Do this:
Word for word, repeat the entries, minus the pictures.

Supplied data:

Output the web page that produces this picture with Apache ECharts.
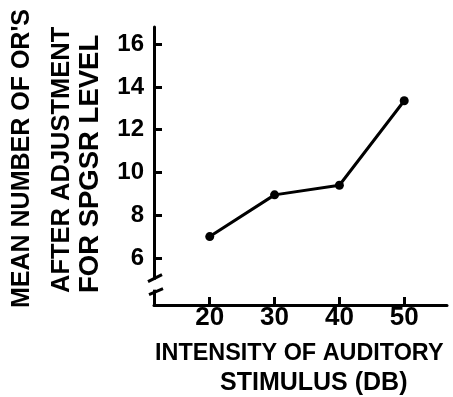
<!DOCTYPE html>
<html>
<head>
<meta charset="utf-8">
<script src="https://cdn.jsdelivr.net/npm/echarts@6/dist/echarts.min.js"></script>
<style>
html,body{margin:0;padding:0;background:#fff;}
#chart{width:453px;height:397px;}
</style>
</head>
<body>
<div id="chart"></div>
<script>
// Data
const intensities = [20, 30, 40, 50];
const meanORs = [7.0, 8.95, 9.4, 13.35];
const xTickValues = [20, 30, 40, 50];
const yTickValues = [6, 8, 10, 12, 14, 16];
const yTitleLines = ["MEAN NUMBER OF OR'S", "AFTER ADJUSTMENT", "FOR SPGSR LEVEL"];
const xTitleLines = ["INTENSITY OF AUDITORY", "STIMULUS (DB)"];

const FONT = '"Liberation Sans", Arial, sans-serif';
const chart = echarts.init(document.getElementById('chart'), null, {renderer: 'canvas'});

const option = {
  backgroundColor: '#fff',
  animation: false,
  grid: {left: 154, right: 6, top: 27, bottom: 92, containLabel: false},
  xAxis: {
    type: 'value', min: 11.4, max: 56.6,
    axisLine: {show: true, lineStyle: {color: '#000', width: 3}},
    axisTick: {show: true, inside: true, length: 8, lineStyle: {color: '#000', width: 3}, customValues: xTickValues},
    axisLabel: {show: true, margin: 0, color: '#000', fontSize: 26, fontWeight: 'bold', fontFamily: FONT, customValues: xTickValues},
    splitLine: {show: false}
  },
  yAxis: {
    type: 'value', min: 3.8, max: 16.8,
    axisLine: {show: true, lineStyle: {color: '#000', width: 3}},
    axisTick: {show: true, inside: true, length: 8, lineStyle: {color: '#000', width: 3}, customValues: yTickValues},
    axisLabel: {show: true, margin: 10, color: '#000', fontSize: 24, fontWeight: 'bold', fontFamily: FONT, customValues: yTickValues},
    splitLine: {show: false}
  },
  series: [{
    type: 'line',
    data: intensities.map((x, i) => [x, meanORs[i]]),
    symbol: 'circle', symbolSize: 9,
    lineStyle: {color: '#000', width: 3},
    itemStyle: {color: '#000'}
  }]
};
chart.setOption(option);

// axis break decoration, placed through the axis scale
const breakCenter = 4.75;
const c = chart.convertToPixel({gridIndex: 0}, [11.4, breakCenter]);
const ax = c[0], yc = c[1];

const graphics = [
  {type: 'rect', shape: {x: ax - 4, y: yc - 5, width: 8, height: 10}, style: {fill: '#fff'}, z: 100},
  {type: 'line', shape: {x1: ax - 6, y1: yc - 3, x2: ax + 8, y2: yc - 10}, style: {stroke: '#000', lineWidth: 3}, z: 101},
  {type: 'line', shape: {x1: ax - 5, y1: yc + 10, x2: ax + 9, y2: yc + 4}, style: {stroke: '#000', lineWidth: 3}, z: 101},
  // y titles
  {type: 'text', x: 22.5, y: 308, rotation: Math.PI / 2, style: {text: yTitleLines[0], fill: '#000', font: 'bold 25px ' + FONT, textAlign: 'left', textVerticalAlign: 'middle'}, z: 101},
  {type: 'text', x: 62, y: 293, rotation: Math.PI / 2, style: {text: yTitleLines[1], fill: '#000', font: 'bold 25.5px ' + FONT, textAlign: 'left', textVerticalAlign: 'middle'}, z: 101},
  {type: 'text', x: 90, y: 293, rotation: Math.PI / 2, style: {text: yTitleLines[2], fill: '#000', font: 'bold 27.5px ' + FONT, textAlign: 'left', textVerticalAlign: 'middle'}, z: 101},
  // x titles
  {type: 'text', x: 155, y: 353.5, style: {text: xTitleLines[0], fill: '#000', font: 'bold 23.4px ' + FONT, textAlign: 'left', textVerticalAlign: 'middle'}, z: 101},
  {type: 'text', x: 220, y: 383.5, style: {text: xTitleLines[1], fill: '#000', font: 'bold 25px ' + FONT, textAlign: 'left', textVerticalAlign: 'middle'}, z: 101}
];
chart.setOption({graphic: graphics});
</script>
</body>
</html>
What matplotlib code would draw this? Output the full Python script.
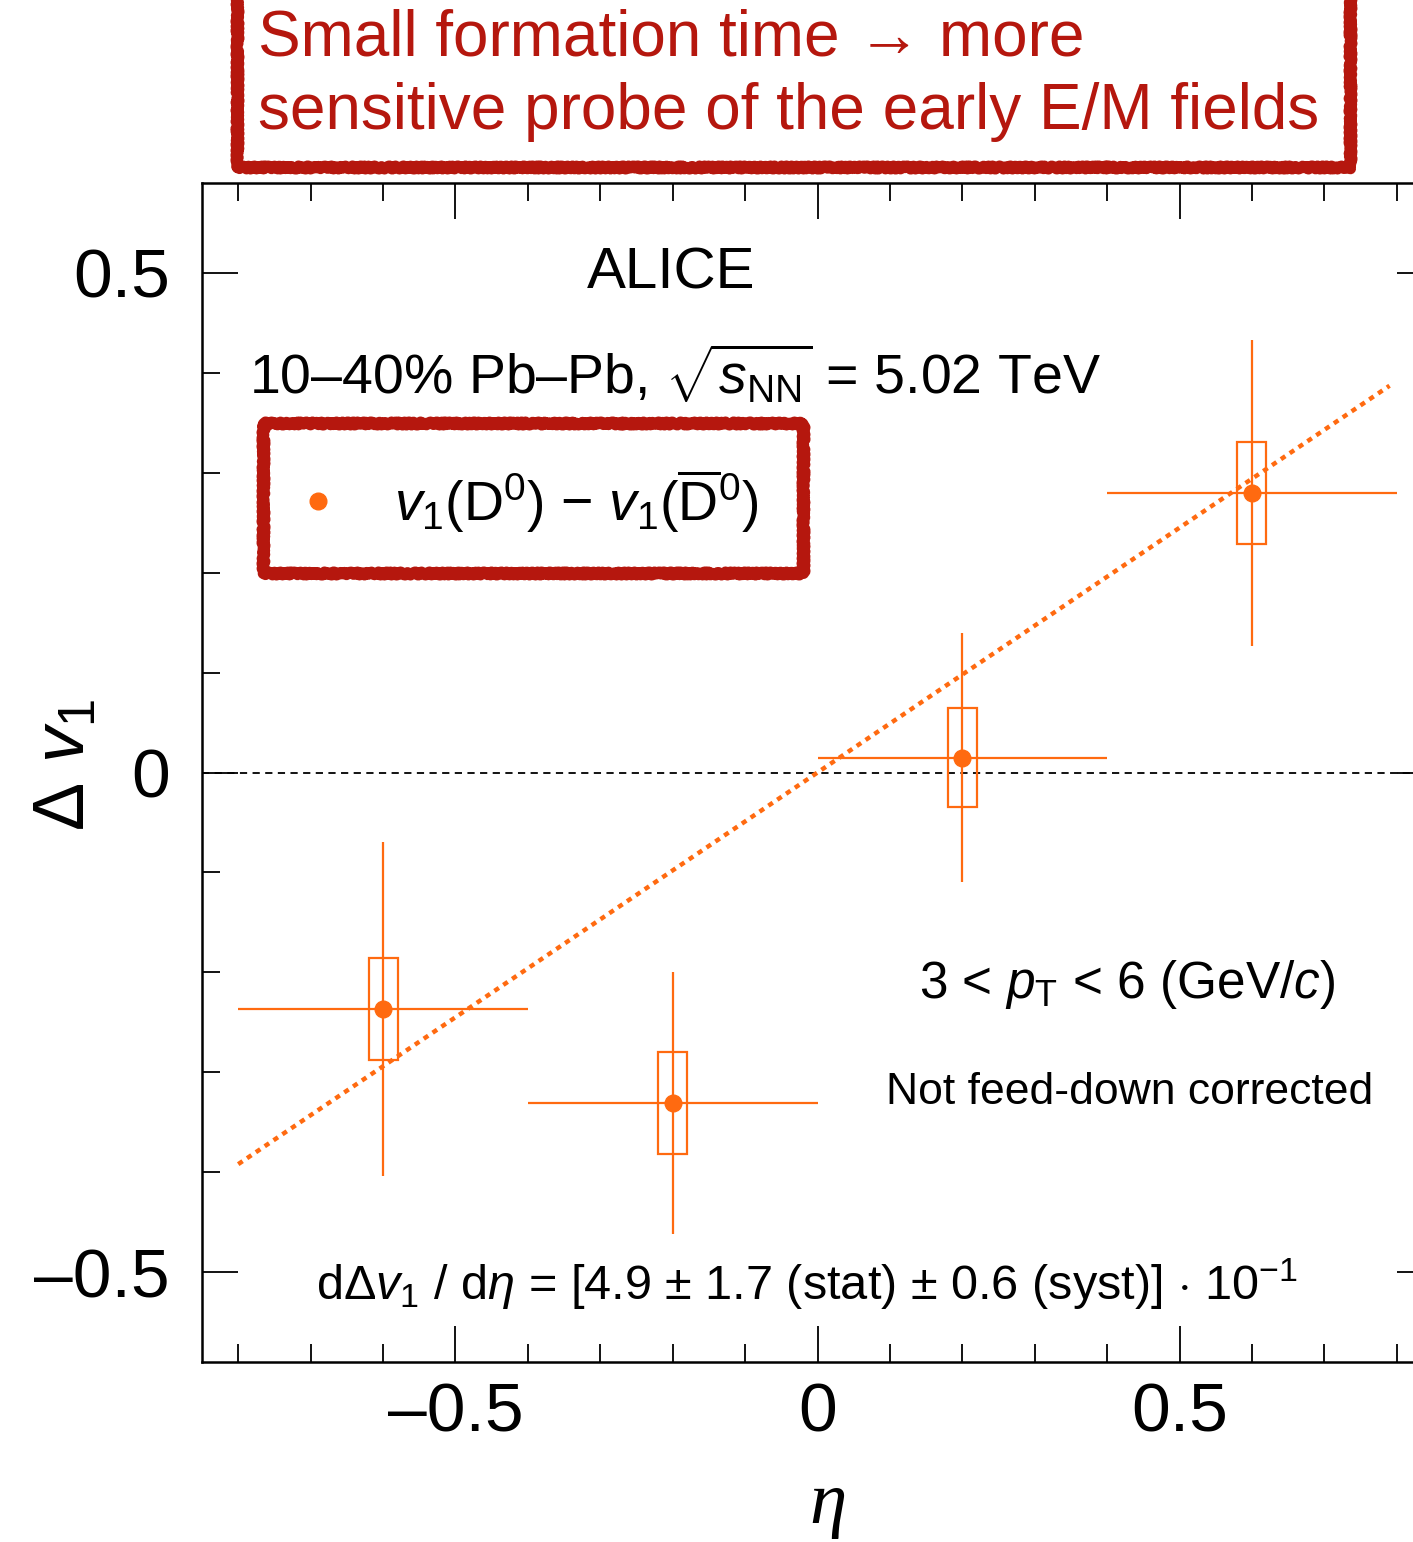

Exercise answer:
Output the web page that produces this picture with Apache ECharts.
<!DOCTYPE html>
<html>
<head>
<meta charset="utf-8">
<script src="https://cdn.jsdelivr.net/npm/echarts@6/dist/echarts.min.js"></script>
<style>
html,body{margin:0;padding:0;background:#fff;}
#chart{width:453px;height:397px;}
</style>
</head>
<body>
<div id="chart"></div>
<script>
// Data
const intensities = [20, 30, 40, 50];
const meanORs = [7.0, 8.95, 9.4, 13.35];
const xTickValues = [20, 30, 40, 50];
const yTickValues = [6, 8, 10, 12, 14, 16];
const yTitleLines = ["MEAN NUMBER OF OR'S", "AFTER ADJUSTMENT", "FOR SPGSR LEVEL"];
const xTitleLines = ["INTENSITY OF AUDITORY", "STIMULUS (DB)"];

const FONT = '"Liberation Sans", Arial, sans-serif';
const chart = echarts.init(document.getElementById('chart'), null, {renderer: 'canvas'});

const option = {
  backgroundColor: '#fff',
  animation: false,
  grid: {left: 154, right: 6, top: 27, bottom: 92, containLabel: false},
  xAxis: {
    type: 'value', min: 11.4, max: 56.6,
    axisLine: {show: true, lineStyle: {color: '#000', width: 3}},
    axisTick: {show: true, inside: true, length: 8, lineStyle: {color: '#000', width: 3}, customValues: xTickValues},
    axisLabel: {show: true, margin: 0, color: '#000', fontSize: 26, fontWeight: 'bold', fontFamily: FONT, customValues: xTickValues},
    splitLine: {show: false}
  },
  yAxis: {
    type: 'value', min: 3.8, max: 16.8,
    axisLine: {show: true, lineStyle: {color: '#000', width: 3}},
    axisTick: {show: true, inside: true, length: 8, lineStyle: {color: '#000', width: 3}, customValues: yTickValues},
    axisLabel: {show: true, margin: 10, color: '#000', fontSize: 24, fontWeight: 'bold', fontFamily: FONT, customValues: yTickValues},
    splitLine: {show: false}
  },
  series: [{
    type: 'line',
    data: intensities.map((x, i) => [x, meanORs[i]]),
    symbol: 'circle', symbolSize: 9,
    lineStyle: {color: '#000', width: 3},
    itemStyle: {color: '#000'}
  }]
};
chart.setOption(option);

// axis break decoration, placed through the axis scale
const breakCenter = 4.75;
const c = chart.convertToPixel({gridIndex: 0}, [11.4, breakCenter]);
const ax = c[0], yc = c[1];

const graphics = [
  {type: 'rect', shape: {x: ax - 4, y: yc - 5, width: 8, height: 10}, style: {fill: '#fff'}, z: 100},
  {type: 'line', shape: {x1: ax - 6, y1: yc - 3, x2: ax + 8, y2: yc - 10}, style: {stroke: '#000', lineWidth: 3}, z: 101},
  {type: 'line', shape: {x1: ax - 5, y1: yc + 10, x2: ax + 9, y2: yc + 4}, style: {stroke: '#000', lineWidth: 3}, z: 101},
  // y titles
  {type: 'text', x: 22.5, y: 308, rotation: Math.PI / 2, style: {text: yTitleLines[0], fill: '#000', font: 'bold 25px ' + FONT, textAlign: 'left', textVerticalAlign: 'middle'}, z: 101},
  {type: 'text', x: 62, y: 293, rotation: Math.PI / 2, style: {text: yTitleLines[1], fill: '#000', font: 'bold 25.5px ' + FONT, textAlign: 'left', textVerticalAlign: 'middle'}, z: 101},
  {type: 'text', x: 90, y: 293, rotation: Math.PI / 2, style: {text: yTitleLines[2], fill: '#000', font: 'bold 27.5px ' + FONT, textAlign: 'left', textVerticalAlign: 'middle'}, z: 101},
  // x titles
  {type: 'text', x: 155, y: 353.5, style: {text: xTitleLines[0], fill: '#000', font: 'bold 23.4px ' + FONT, textAlign: 'left', textVerticalAlign: 'middle'}, z: 101},
  {type: 'text', x: 220, y: 383.5, style: {text: xTitleLines[1], fill: '#000', font: 'bold 25px ' + FONT, textAlign: 'left', textVerticalAlign: 'middle'}, z: 101}
];
chart.setOption({graphic: graphics});
</script>
</body>
</html>
What matplotlib code would draw this? Output the full Python script.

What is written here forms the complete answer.